- East Fork Site
- U.S. National Register of Historic Places
- Nearest city: Batavia, Ohio
- Area: 12 acres (4.9 ha)
- NRHP reference No.: 78002021
- Added to NRHP: March 30, 1978

= East Fork Site =

Archaeological site in Ohio, United States

The East Fork Site is an archaeological site in the southwestern part of the U.S. state of Ohio. Located south of Batavia, it has yielded artifacts from more cultures than has any other site in Clermont County.

Located in flat countryside, East Fork occupies an area of approximately 20 acre. It is believed to have been inhabited for almost 10,000 years, with evidence existing for occupation from Paleoindian times to the end of the Fort Ancient culture.
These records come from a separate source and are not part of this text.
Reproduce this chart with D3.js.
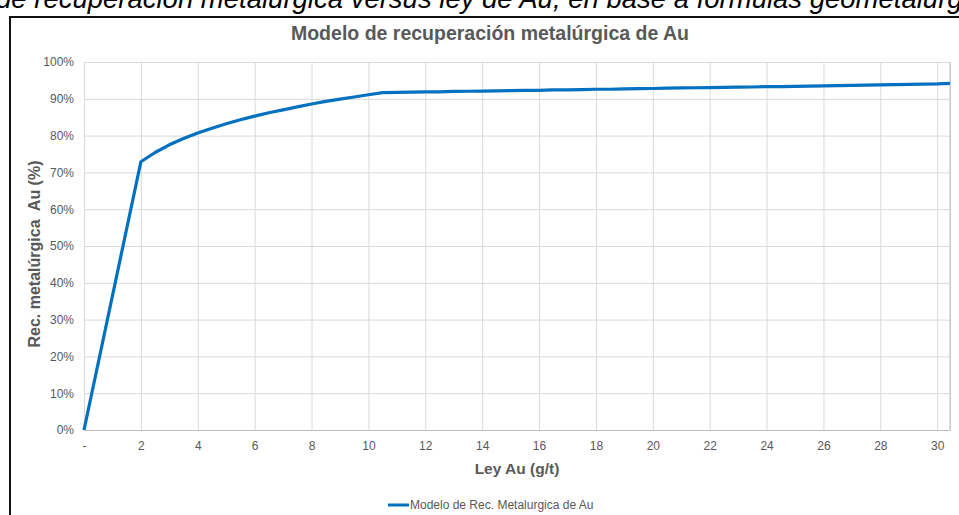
<!DOCTYPE html>
<html>
<head>
<meta charset="utf-8">
<script src="https://cdn.jsdelivr.net/npm/d3@7"></script>
<style>
  body { margin: 0; background: #fff; overflow: hidden; }
  svg { display: block; }
</style>
</head>
<body>
<div id="chart"></div>
<script>
// ley de Au (g/t) vs recuperación (%)
var leyAu = [0, 2, 2.5, 3, 3.5, 4, 4.5, 5, 5.5, 6, 6.5, 7, 7.5, 8, 8.5, 9, 9.5, 10, 10.5,
  11, 11.5, 12, 12.5, 13, 13.5, 14, 14.5, 15, 15.5, 16, 16.5, 17, 17.5, 18, 18.5, 19, 19.5,
  20, 20.5, 21, 21.5, 22, 22.5, 23, 23.5, 24, 24.5, 25, 25.5, 26, 26.5, 27, 27.5, 28, 28.5,
  29, 29.5, 30, 30.45];
var recup = [0, 72.9, 75.4, 77.5, 79.2, 80.7, 82.0, 83.2, 84.3, 85.3, 86.2, 87.0, 87.8, 88.6, 89.3, 89.9, 90.5, 91.1, 91.7,
  91.75, 91.8, 91.9, 91.9, 92.0, 92.05, 92.1, 92.15, 92.2, 92.3, 92.3, 92.4, 92.45, 92.5, 92.6, 92.6, 92.7, 92.75,
  92.8, 92.9, 92.95, 93.0, 93.05, 93.1, 93.15, 93.2, 93.3, 93.3, 93.4, 93.45, 93.5, 93.6, 93.65, 93.7, 93.8, 93.85,
  93.9, 94.0, 94.05, 94.2];
var xTicks = [0, 2, 4, 6, 8, 10, 12, 14, 16, 18, 20, 22, 24, 26, 28, 30];
var yTicks = [0, 10, 20, 30, 40, 50, 60, 70, 80, 90, 100];

var chartTitle = "Modelo de recuperación metalúrgica de Au";
var xTitle = "Ley Au (g/t)";
var yTitle = "Rec. metalúrgica\u00a0 Au (%)";
var seriesName = "Modelo de Rec. Metalurgica de Au";
var caption = "de recuperación metalúrgica versus ley de Au, en base a fórmulas geometalúrgicas";

var W = 959, H = 515;
var margin = {top: 62, right: 9, bottom: 85, left: 84};
var width = W - margin.left - margin.right;
var height = H - margin.top - margin.bottom;

var svg = d3.select("#chart").append("svg")
    .attr("width", W)
    .attr("height", H);

// caption of the document, cut at the top
svg.append("text")
    .attr("x", -4)
    .attr("y", 8)
    .attr("font-family", "Liberation Sans, Arial, sans-serif")
    .attr("font-style", "italic")
    .attr("font-size", 27.5)
    .attr("fill", "#000")
    .text(caption);

// black frame round the chart
svg.append("rect")
    .attr("x", 10)
    .attr("y", 17)
    .attr("width", 980)
    .attr("height", 520)
    .attr("fill", "none")
    .attr("stroke", "#111")
    .attr("stroke-width", 2);

var x = d3.scaleLinear().domain([0, 30.45]).range([0, width]);
var y = d3.scaleLinear().domain([0, 100]).range([height, 0]);

var g = svg.append("g")
    .attr("transform", "translate(" + margin.left + "," + margin.top + ")");

// gridlines
g.append("g")
    .attr("class", "grid")
    .call(d3.axisLeft(y).tickValues(yTicks).tickSize(-width).tickFormat(""))
    .call(function(s) { s.select(".domain").remove(); })
    .selectAll("line").attr("stroke", "#d9d9d9");

g.append("g")
    .attr("class", "grid")
    .attr("transform", "translate(0," + height + ")")
    .call(d3.axisBottom(x).tickValues(xTicks.concat([30.45])).tickSize(-height).tickFormat(""))
    .call(function(s) { s.select(".domain").remove(); })
    .selectAll("line").attr("stroke", "#d9d9d9");

// plot area right edge
g.append("line")
    .attr("x1", width).attr("x2", width)
    .attr("y1", 0).attr("y2", height)
    .attr("stroke", "#bfbfbf");

// y axis labels
var yAxis = g.append("g")
    .call(d3.axisLeft(y).tickValues(yTicks).tickSize(0).tickPadding(10)
        .tickFormat(function(d) { return d + "%"; }));
yAxis.select(".domain").attr("stroke", "#d9d9d9");
yAxis.selectAll("text")
    .attr("font-family", "Liberation Sans, Arial, sans-serif")
    .attr("font-size", 12)
    .attr("fill", "#595959");

// x axis labels
var xAxis = g.append("g")
    .attr("transform", "translate(0," + height + ")")
    .call(d3.axisBottom(x).tickValues(xTicks).tickSize(0).tickPadding(11)
        .tickFormat(function(d) { return d === 0 ? "-" : d; }));
xAxis.select(".domain").attr("stroke", "#bfbfbf");
xAxis.selectAll("text")
    .attr("font-family", "Liberation Sans, Arial, sans-serif")
    .attr("font-size", 12)
    .attr("fill", "#595959");

// the curve
var pts = leyAu.map(function(d, i) { return [d, recup[i]]; });
g.append("path")
    .datum(pts)
    .attr("fill", "none")
    .attr("stroke", "#0070c0")
    .attr("stroke-width", 3.2)
    .attr("stroke-linejoin", "round")
    .attr("d", d3.line()
        .x(function(d) { return x(d[0]); })
        .y(function(d) { return y(d[1]); }));

// titles
svg.append("text")
    .attr("x", 490)
    .attr("y", 40)
    .attr("text-anchor", "middle")
    .attr("font-family", "Liberation Sans Narrow, Arial Narrow, sans-serif")
    .attr("font-weight", "bold")
    .attr("font-size", 19.5)
    .attr("fill", "#595959")
    .text(chartTitle);

svg.append("text")
    .attr("x", margin.left + width / 2)
    .attr("y", 474)
    .attr("text-anchor", "middle")
    .attr("font-family", "Liberation Sans, Arial, sans-serif")
    .attr("font-weight", "bold")
    .attr("font-size", 15.5)
    .attr("fill", "#595959")
    .text(xTitle);

svg.append("text")
    .attr("transform", "translate(40," + (margin.top + height / 2 + 8) + ") rotate(-90)")
    .attr("text-anchor", "middle")
    .attr("font-family", "Liberation Sans, Arial, sans-serif")
    .attr("font-weight", "bold")
    .attr("font-size", 16)
    .attr("fill", "#595959")
    .text(yTitle);

// legend
var legend = svg.append("g").attr("transform", "translate(388,505)");
legend.append("line")
    .attr("x1", 0).attr("x2", 21)
    .attr("stroke", "#0070c0")
    .attr("stroke-width", 3);
legend.append("text")
    .attr("x", 22)
    .attr("y", 4)
    .attr("font-family", "Liberation Sans Narrow, Arial Narrow, sans-serif")
    .attr("font-size", 12)
    .attr("fill", "#595959")
    .text(seriesName);
</script>
</body>
</html>
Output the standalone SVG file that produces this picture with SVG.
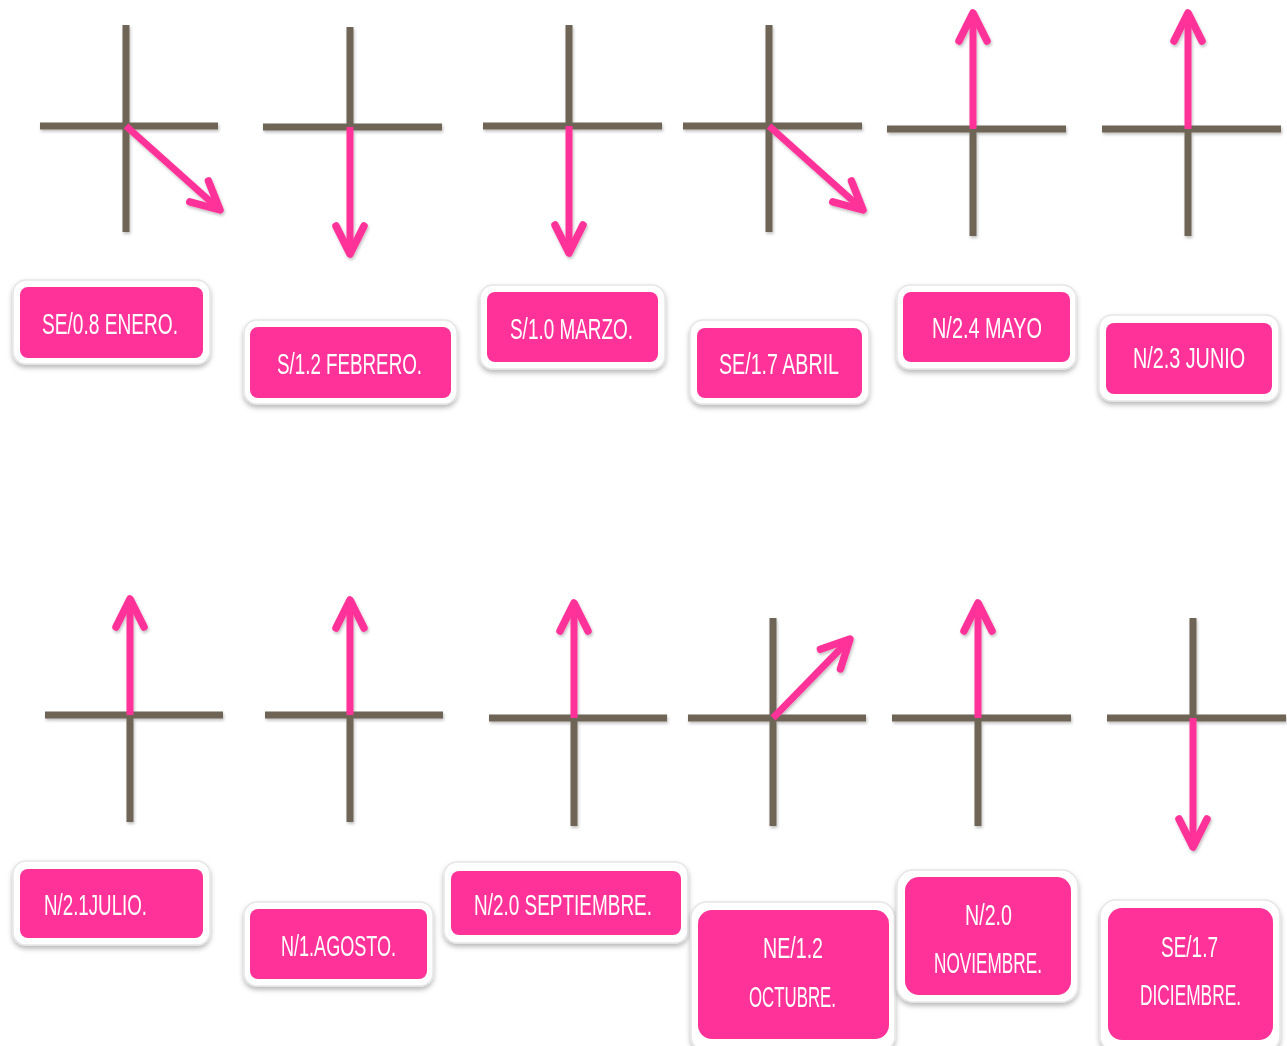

Those peoples who visited the site were likely nomadic groups who were in transit to nearby floodplains. The Archaic component at the site represents a transitional spot during cultural advancement into the Late Archaic. Among the Archaic artifacts found at the site are two projectile points of a type known as "Snook Kill", a Late Archaic manifestation known largely from the northeastern United States.

Because of the wide range of artifacts from so many cultures present at East Fork, it has been recognized as a premier archaeological site. The archaeological value of the site led to its placement on the National Register of Historic Places in 1978.